**WHAT YOU WILL DO**
Return the material exactly as supplied, apart from the pictures, which are omitted.

**MATERIAL**
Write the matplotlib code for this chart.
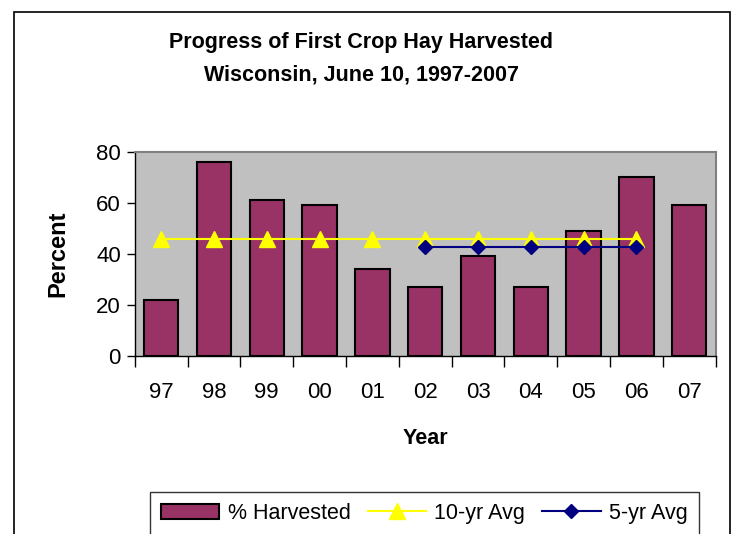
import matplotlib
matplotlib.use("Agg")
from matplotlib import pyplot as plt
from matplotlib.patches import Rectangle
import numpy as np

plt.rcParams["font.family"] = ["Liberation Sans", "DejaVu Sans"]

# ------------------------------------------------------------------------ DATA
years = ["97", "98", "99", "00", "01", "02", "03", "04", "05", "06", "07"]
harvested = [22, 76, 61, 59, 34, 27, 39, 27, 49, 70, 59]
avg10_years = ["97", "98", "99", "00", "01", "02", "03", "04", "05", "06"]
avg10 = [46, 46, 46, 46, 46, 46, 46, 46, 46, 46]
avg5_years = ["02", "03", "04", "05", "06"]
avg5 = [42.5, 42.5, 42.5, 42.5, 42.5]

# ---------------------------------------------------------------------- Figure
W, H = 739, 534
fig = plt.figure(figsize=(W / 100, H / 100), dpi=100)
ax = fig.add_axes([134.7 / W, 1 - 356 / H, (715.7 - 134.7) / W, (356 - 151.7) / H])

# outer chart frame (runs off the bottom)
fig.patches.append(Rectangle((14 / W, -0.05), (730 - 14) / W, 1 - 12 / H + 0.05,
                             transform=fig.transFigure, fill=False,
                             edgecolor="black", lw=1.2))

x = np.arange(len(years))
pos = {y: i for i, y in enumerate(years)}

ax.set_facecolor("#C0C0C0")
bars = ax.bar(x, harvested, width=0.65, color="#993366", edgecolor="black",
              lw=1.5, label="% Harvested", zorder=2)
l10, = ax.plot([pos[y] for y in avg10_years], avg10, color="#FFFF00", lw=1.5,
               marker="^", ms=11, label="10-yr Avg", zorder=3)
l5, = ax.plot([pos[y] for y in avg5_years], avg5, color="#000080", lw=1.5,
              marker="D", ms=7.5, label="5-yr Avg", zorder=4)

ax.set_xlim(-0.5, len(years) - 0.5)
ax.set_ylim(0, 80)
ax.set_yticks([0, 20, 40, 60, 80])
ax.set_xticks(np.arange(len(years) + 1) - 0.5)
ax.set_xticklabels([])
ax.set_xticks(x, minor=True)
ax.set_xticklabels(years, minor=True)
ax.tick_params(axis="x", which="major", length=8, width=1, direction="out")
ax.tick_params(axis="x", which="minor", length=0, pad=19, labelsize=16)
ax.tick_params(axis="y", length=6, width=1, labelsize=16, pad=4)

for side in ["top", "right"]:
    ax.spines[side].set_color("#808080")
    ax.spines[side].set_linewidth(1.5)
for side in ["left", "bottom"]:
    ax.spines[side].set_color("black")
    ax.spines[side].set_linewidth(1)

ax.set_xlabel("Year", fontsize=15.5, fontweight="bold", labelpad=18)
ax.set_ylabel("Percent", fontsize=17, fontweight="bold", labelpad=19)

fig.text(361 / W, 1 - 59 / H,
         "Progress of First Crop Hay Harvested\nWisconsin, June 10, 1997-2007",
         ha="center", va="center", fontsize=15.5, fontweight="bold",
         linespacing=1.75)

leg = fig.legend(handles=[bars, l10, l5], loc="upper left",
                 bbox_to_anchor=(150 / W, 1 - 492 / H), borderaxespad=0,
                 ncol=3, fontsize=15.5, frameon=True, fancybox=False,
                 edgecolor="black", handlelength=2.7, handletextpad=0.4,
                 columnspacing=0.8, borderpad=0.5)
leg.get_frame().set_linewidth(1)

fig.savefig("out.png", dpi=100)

**RESULT OF THE TASK**
Write the matplotlib code for this chart.
import matplotlib
matplotlib.use("Agg")
from matplotlib import pyplot as plt
from matplotlib.patches import Rectangle
import numpy as np

plt.rcParams["font.family"] = ["Liberation Sans", "DejaVu Sans"]

# ------------------------------------------------------------------------ DATA
years = ["97", "98", "99", "00", "01", "02", "03", "04", "05", "06", "07"]
harvested = [22, 76, 61, 59, 34, 27, 39, 27, 49, 70, 59]
avg10_years = ["97", "98", "99", "00", "01", "02", "03", "04", "05", "06"]
avg10 = [46, 46, 46, 46, 46, 46, 46, 46, 46, 46]
avg5_years = ["02", "03", "04", "05", "06"]
avg5 = [42.5, 42.5, 42.5, 42.5, 42.5]

# ---------------------------------------------------------------------- Figure
W, H = 739, 534
fig = plt.figure(figsize=(W / 100, H / 100), dpi=100)
ax = fig.add_axes([134.7 / W, 1 - 356 / H, (715.7 - 134.7) / W, (356 - 151.7) / H])

# outer chart frame (runs off the bottom)
fig.patches.append(Rectangle((14 / W, -0.05), (730 - 14) / W, 1 - 12 / H + 0.05,
                             transform=fig.transFigure, fill=False,
                             edgecolor="black", lw=1.2))

x = np.arange(len(years))
pos = {y: i for i, y in enumerate(years)}

ax.set_facecolor("#C0C0C0")
bars = ax.bar(x, harvested, width=0.65, color="#993366", edgecolor="black",
              lw=1.5, label="% Harvested", zorder=2)
l10, = ax.plot([pos[y] for y in avg10_years], avg10, color="#FFFF00", lw=1.5,
               marker="^", ms=11, label="10-yr Avg", zorder=3)
l5, = ax.plot([pos[y] for y in avg5_years], avg5, color="#000080", lw=1.5,
              marker="D", ms=7.5, label="5-yr Avg", zorder=4)

ax.set_xlim(-0.5, len(years) - 0.5)
ax.set_ylim(0, 80)
ax.set_yticks([0, 20, 40, 60, 80])
ax.set_xticks(np.arange(len(years) + 1) - 0.5)
ax.set_xticklabels([])
ax.set_xticks(x, minor=True)
ax.set_xticklabels(years, minor=True)
ax.tick_params(axis="x", which="major", length=8, width=1, direction="out")
ax.tick_params(axis="x", which="minor", length=0, pad=19, labelsize=16)
ax.tick_params(axis="y", length=6, width=1, labelsize=16, pad=4)

for side in ["top", "right"]:
    ax.spines[side].set_color("#808080")
    ax.spines[side].set_linewidth(1.5)
for side in ["left", "bottom"]:
    ax.spines[side].set_color("black")
    ax.spines[side].set_linewidth(1)

ax.set_xlabel("Year", fontsize=15.5, fontweight="bold", labelpad=18)
ax.set_ylabel("Percent", fontsize=17, fontweight="bold", labelpad=19)

fig.text(361 / W, 1 - 59 / H,
         "Progress of First Crop Hay Harvested\nWisconsin, June 10, 1997-2007",
         ha="center", va="center", fontsize=15.5, fontweight="bold",
         linespacing=1.75)

leg = fig.legend(handles=[bars, l10, l5], loc="upper left",
                 bbox_to_anchor=(150 / W, 1 - 492 / H), borderaxespad=0,
                 ncol=3, fontsize=15.5, frameon=True, fancybox=False,
                 edgecolor="black", handlelength=2.7, handletextpad=0.4,
                 columnspacing=0.8, borderpad=0.5)
leg.get_frame().set_linewidth(1)

fig.savefig("out.png", dpi=100)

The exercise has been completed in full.